My Arms, Your Hearse

Most often, great bands can be called such for one of two reasons: one is that they take what they do to a logical extreme, do it well, and mindfuck those unprepared for it. Another is that they have an innate ability to strike a balance between very disparate elements that in less capable hands would simply look ridiculous.

Opeth is a band of the latter variety. Listening to this album after hearing their equally awesome debut (at the time of writing this, I still don't have "Morningrise"), there is nothing that is out of place, superfluous or excessive here, at least to my ears. Opeth deftly walk the line between the earthy joy of the 70s prog rock that is so dear to Mikael Akerfeldt, the hissing dark power of black metal and the technical brutality of death metal. Maybe it's because I love prog rock as much as I do black and doom metal, but when Opeth brings these things together, the result is far, far greater than the sum of its parts.

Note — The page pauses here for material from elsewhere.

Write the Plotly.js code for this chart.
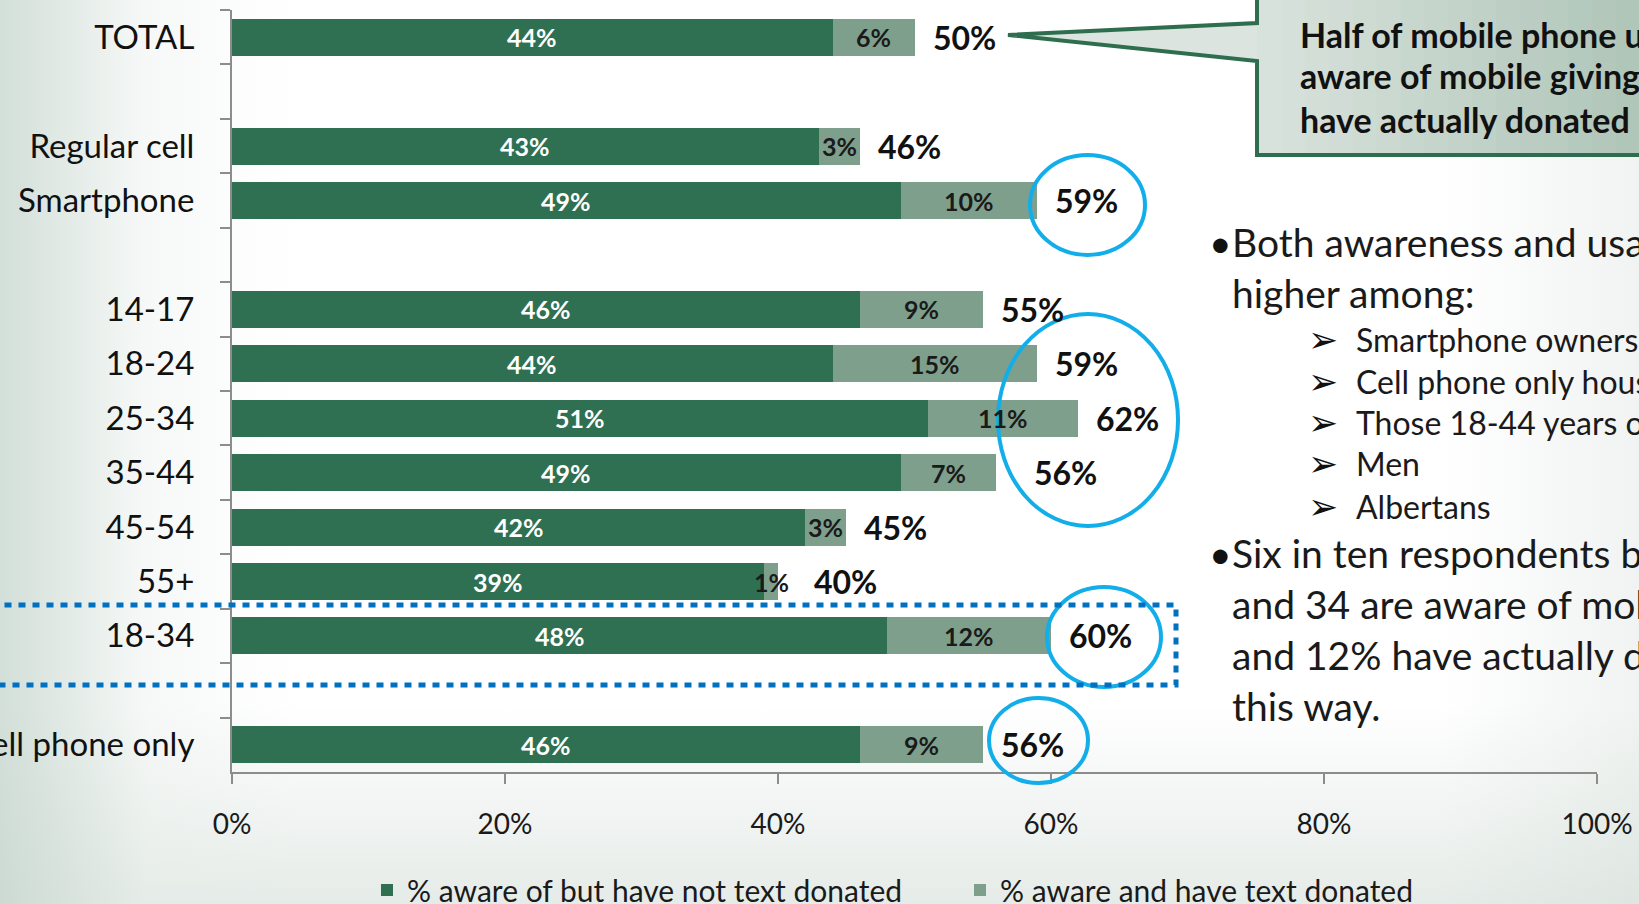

This is transcendental, magical metal, ugly and beautiful, delicate and brutal at the same time. Every time I put on an Opeth album, I am whisked away to some place else, and there is only a small handful of bands that has been able to accomplish this. The shorter songs don't even detract from this - because they all flow together, it feels more like one long track; a concept album.

Opeth is for those that crave music that exists on the cusp of technical proficiency and the soul and atmosphere that good metal must always ultimately provide, and as such have earned a permanent place in my heavy rotation list.